──────── Data block ────────

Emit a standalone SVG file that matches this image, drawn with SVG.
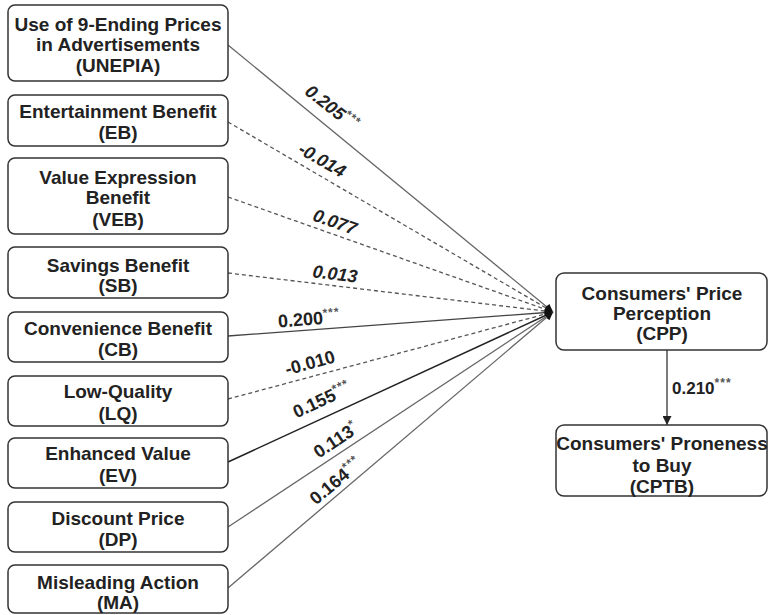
<svg xmlns="http://www.w3.org/2000/svg" width="769" height="615" viewBox="0 0 769 615">
<defs>
<style>
.box{fill:#fff;stroke:#333;stroke-width:1.5}
.t{font-family:"Liberation Sans",Arial,sans-serif;font-weight:bold;font-size:19px;fill:#222;text-anchor:middle}
.l{font-family:"Liberation Sans",Arial,sans-serif;font-weight:bold;font-size:18px;fill:#222;text-anchor:middle}
.it{font-style:italic}
.s{font-size:12px;fill:#555;letter-spacing:1px}
.e{fill:none;stroke:#666;stroke-width:1.3}
.d{stroke-dasharray:4 3;stroke:#555}
.k{stroke:#222;stroke-width:1.5}
</style>
<marker id="ah" viewBox="0 0 10 10" refX="10" refY="5" markerWidth="9" markerHeight="8" markerUnits="userSpaceOnUse" orient="auto">
<path d="M0,0 L10,5 L0,10 Z" fill="#111"/>
</marker>
<marker id="ah2" viewBox="0 0 10 10" refX="10" refY="5" markerWidth="10" markerHeight="9" markerUnits="userSpaceOnUse" orient="auto">
<path d="M0,0 L10,5 L0,10 Z" fill="#222"/>
</marker>
</defs>
<rect width="769" height="615" fill="#fff"/>
<g id="connectors">
<line class="e" x1="228" y1="45" x2="553" y2="312" marker-end="url(#ah)"/>
<line class="e d" x1="228" y1="122" x2="553" y2="312" marker-end="url(#ah)"/>
<line class="e d" x1="228" y1="197" x2="553" y2="312" marker-end="url(#ah)"/>
<line class="e d" x1="228" y1="273" x2="553" y2="312" marker-end="url(#ah)"/>
<line class="e" style="stroke:#444" x1="228" y1="336" x2="553" y2="312" marker-end="url(#ah)"/>
<line class="e d" x1="228" y1="399" x2="553" y2="312" marker-end="url(#ah)"/>
<line class="e k" x1="228" y1="462" x2="553" y2="312" marker-end="url(#ah)"/>
<line class="e" x1="228" y1="527" x2="553" y2="312" marker-end="url(#ah)"/>
<line class="e" x1="228" y1="588" x2="553" y2="312" marker-end="url(#ah)"/>
<line class="e" style="stroke:#333" x1="667" y1="350" x2="667" y2="425" marker-end="url(#ah2)"/>
<text class="l it" transform="translate(332,108) rotate(38)" y="6">0.205<tspan class="s" dy="-7">***</tspan></text>
<text class="l it" transform="translate(322,160) rotate(30)" y="6">-0.014</text>
<text class="l it" transform="translate(335,222) rotate(19.5)" y="6">0.077</text>
<text class="l it" transform="translate(335,274) rotate(7)" y="6">0.013</text>
<text class="l" transform="translate(309,319) rotate(-4.6)" y="6">0.200<tspan class="s" dy="-7">***</tspan></text>
<text class="l" transform="translate(310,363) rotate(-15.5)" y="6">-0.010</text>
<text class="l" transform="translate(322,400) rotate(-25)" y="6">0.155<tspan class="s" dy="-7">***</tspan></text>
<text class="l" transform="translate(336,440) rotate(-33.7)" y="6">0.113<tspan class="s" dy="-7">*</tspan></text>
<text class="l" transform="translate(336,481) rotate(-40)" y="6">0.164<tspan class="s" dy="-7">***</tspan></text>
<text class="l" style="font-size:17px;text-anchor:start" x="672" y="394">0.210<tspan class="s" dy="-7">***</tspan></text>
</g>
<g id="UNEPIA"><rect class="box" x="8" y="5" width="220" height="76" rx="7"/>
<text class="t" x="118" y="31">Use of 9-Ending Prices</text><text class="t" x="118" y="51">in Advertisements</text><text class="t" x="118" y="72">(UNEPIA)</text></g>
<g id="EB"><rect class="box" x="8" y="95" width="220" height="51" rx="7"/>
<text class="t" x="118" y="118">Entertainment Benefit</text><text class="t" x="118" y="139">(EB)</text></g>
<g id="VEB"><rect class="box" x="8" y="158" width="220" height="76" rx="7"/>
<text class="t" x="118" y="184">Value Expression</text><text class="t" x="118" y="204">Benefit</text><text class="t" x="118" y="226">(VEB)</text></g>
<g id="SB"><rect class="box" x="8" y="247" width="220" height="51" rx="7"/>
<text class="t" x="118" y="272">Savings Benefit</text><text class="t" x="118" y="292">(SB)</text></g>
<g id="CB"><rect class="box" x="8" y="312" width="220" height="50" rx="7"/>
<text class="t" x="118" y="335">Convenience Benefit</text><text class="t" x="118" y="356">(CB)</text></g>
<g id="LQ"><rect class="box" x="8" y="376" width="220" height="50" rx="7"/>
<text class="t" x="118" y="398">Low-Quality</text><text class="t" x="118" y="420">(LQ)</text></g>
<g id="EV"><rect class="box" x="8" y="438" width="220" height="50" rx="7"/>
<text class="t" x="118" y="460">Enhanced Value</text><text class="t" x="118" y="482">(EV)</text></g>
<g id="DP"><rect class="box" x="8" y="502" width="220" height="50" rx="7"/>
<text class="t" x="118" y="525">Discount Price</text><text class="t" x="118" y="546">(DP)</text></g>
<g id="MA"><rect class="box" x="8" y="565" width="220" height="48" rx="7"/>
<text class="t" x="118" y="589">Misleading Action</text><text class="t" x="118" y="609">(MA)</text></g>
<g id="CPP"><rect class="box" x="556" y="273" width="211" height="77" rx="8"/>
<text class="t" x="662" y="300">Consumers' Price</text><text class="t" x="662" y="320">Perception</text><text class="t" x="662" y="340">(CPP)</text></g>
<g id="CPTB"><rect class="box" x="556" y="425" width="211" height="71" rx="8"/>
<text class="t" x="662" y="450">Consumers' Proneness</text><text class="t" x="662" y="472">to Buy</text><text class="t" x="662" y="493">(CPTB)</text></g>
</svg>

────────

> **Requirement**
Transcribe the full listing character for character. Pictures are excluded.

> **Expected answer**
Emit a standalone SVG file that matches this image, drawn with SVG.
<svg xmlns="http://www.w3.org/2000/svg" width="769" height="615" viewBox="0 0 769 615">
<defs>
<style>
.box{fill:#fff;stroke:#333;stroke-width:1.5}
.t{font-family:"Liberation Sans",Arial,sans-serif;font-weight:bold;font-size:19px;fill:#222;text-anchor:middle}
.l{font-family:"Liberation Sans",Arial,sans-serif;font-weight:bold;font-size:18px;fill:#222;text-anchor:middle}
.it{font-style:italic}
.s{font-size:12px;fill:#555;letter-spacing:1px}
.e{fill:none;stroke:#666;stroke-width:1.3}
.d{stroke-dasharray:4 3;stroke:#555}
.k{stroke:#222;stroke-width:1.5}
</style>
<marker id="ah" viewBox="0 0 10 10" refX="10" refY="5" markerWidth="9" markerHeight="8" markerUnits="userSpaceOnUse" orient="auto">
<path d="M0,0 L10,5 L0,10 Z" fill="#111"/>
</marker>
<marker id="ah2" viewBox="0 0 10 10" refX="10" refY="5" markerWidth="10" markerHeight="9" markerUnits="userSpaceOnUse" orient="auto">
<path d="M0,0 L10,5 L0,10 Z" fill="#222"/>
</marker>
</defs>
<rect width="769" height="615" fill="#fff"/>
<g id="connectors">
<line class="e" x1="228" y1="45" x2="553" y2="312" marker-end="url(#ah)"/>
<line class="e d" x1="228" y1="122" x2="553" y2="312" marker-end="url(#ah)"/>
<line class="e d" x1="228" y1="197" x2="553" y2="312" marker-end="url(#ah)"/>
<line class="e d" x1="228" y1="273" x2="553" y2="312" marker-end="url(#ah)"/>
<line class="e" style="stroke:#444" x1="228" y1="336" x2="553" y2="312" marker-end="url(#ah)"/>
<line class="e d" x1="228" y1="399" x2="553" y2="312" marker-end="url(#ah)"/>
<line class="e k" x1="228" y1="462" x2="553" y2="312" marker-end="url(#ah)"/>
<line class="e" x1="228" y1="527" x2="553" y2="312" marker-end="url(#ah)"/>
<line class="e" x1="228" y1="588" x2="553" y2="312" marker-end="url(#ah)"/>
<line class="e" style="stroke:#333" x1="667" y1="350" x2="667" y2="425" marker-end="url(#ah2)"/>
<text class="l it" transform="translate(332,108) rotate(38)" y="6">0.205<tspan class="s" dy="-7">***</tspan></text>
<text class="l it" transform="translate(322,160) rotate(30)" y="6">-0.014</text>
<text class="l it" transform="translate(335,222) rotate(19.5)" y="6">0.077</text>
<text class="l it" transform="translate(335,274) rotate(7)" y="6">0.013</text>
<text class="l" transform="translate(309,319) rotate(-4.6)" y="6">0.200<tspan class="s" dy="-7">***</tspan></text>
<text class="l" transform="translate(310,363) rotate(-15.5)" y="6">-0.010</text>
<text class="l" transform="translate(322,400) rotate(-25)" y="6">0.155<tspan class="s" dy="-7">***</tspan></text>
<text class="l" transform="translate(336,440) rotate(-33.7)" y="6">0.113<tspan class="s" dy="-7">*</tspan></text>
<text class="l" transform="translate(336,481) rotate(-40)" y="6">0.164<tspan class="s" dy="-7">***</tspan></text>
<text class="l" style="font-size:17px;text-anchor:start" x="672" y="394">0.210<tspan class="s" dy="-7">***</tspan></text>
</g>
<g id="UNEPIA"><rect class="box" x="8" y="5" width="220" height="76" rx="7"/>
<text class="t" x="118" y="31">Use of 9-Ending Prices</text><text class="t" x="118" y="51">in Advertisements</text><text class="t" x="118" y="72">(UNEPIA)</text></g>
<g id="EB"><rect class="box" x="8" y="95" width="220" height="51" rx="7"/>
<text class="t" x="118" y="118">Entertainment Benefit</text><text class="t" x="118" y="139">(EB)</text></g>
<g id="VEB"><rect class="box" x="8" y="158" width="220" height="76" rx="7"/>
<text class="t" x="118" y="184">Value Expression</text><text class="t" x="118" y="204">Benefit</text><text class="t" x="118" y="226">(VEB)</text></g>
<g id="SB"><rect class="box" x="8" y="247" width="220" height="51" rx="7"/>
<text class="t" x="118" y="272">Savings Benefit</text><text class="t" x="118" y="292">(SB)</text></g>
<g id="CB"><rect class="box" x="8" y="312" width="220" height="50" rx="7"/>
<text class="t" x="118" y="335">Convenience Benefit</text><text class="t" x="118" y="356">(CB)</text></g>
<g id="LQ"><rect class="box" x="8" y="376" width="220" height="50" rx="7"/>
<text class="t" x="118" y="398">Low-Quality</text><text class="t" x="118" y="420">(LQ)</text></g>
<g id="EV"><rect class="box" x="8" y="438" width="220" height="50" rx="7"/>
<text class="t" x="118" y="460">Enhanced Value</text><text class="t" x="118" y="482">(EV)</text></g>
<g id="DP"><rect class="box" x="8" y="502" width="220" height="50" rx="7"/>
<text class="t" x="118" y="525">Discount Price</text><text class="t" x="118" y="546">(DP)</text></g>
<g id="MA"><rect class="box" x="8" y="565" width="220" height="48" rx="7"/>
<text class="t" x="118" y="589">Misleading Action</text><text class="t" x="118" y="609">(MA)</text></g>
<g id="CPP"><rect class="box" x="556" y="273" width="211" height="77" rx="8"/>
<text class="t" x="662" y="300">Consumers' Price</text><text class="t" x="662" y="320">Perception</text><text class="t" x="662" y="340">(CPP)</text></g>
<g id="CPTB"><rect class="box" x="556" y="425" width="211" height="71" rx="8"/>
<text class="t" x="662" y="450">Consumers' Proneness</text><text class="t" x="662" y="472">to Buy</text><text class="t" x="662" y="493">(CPTB)</text></g>
</svg>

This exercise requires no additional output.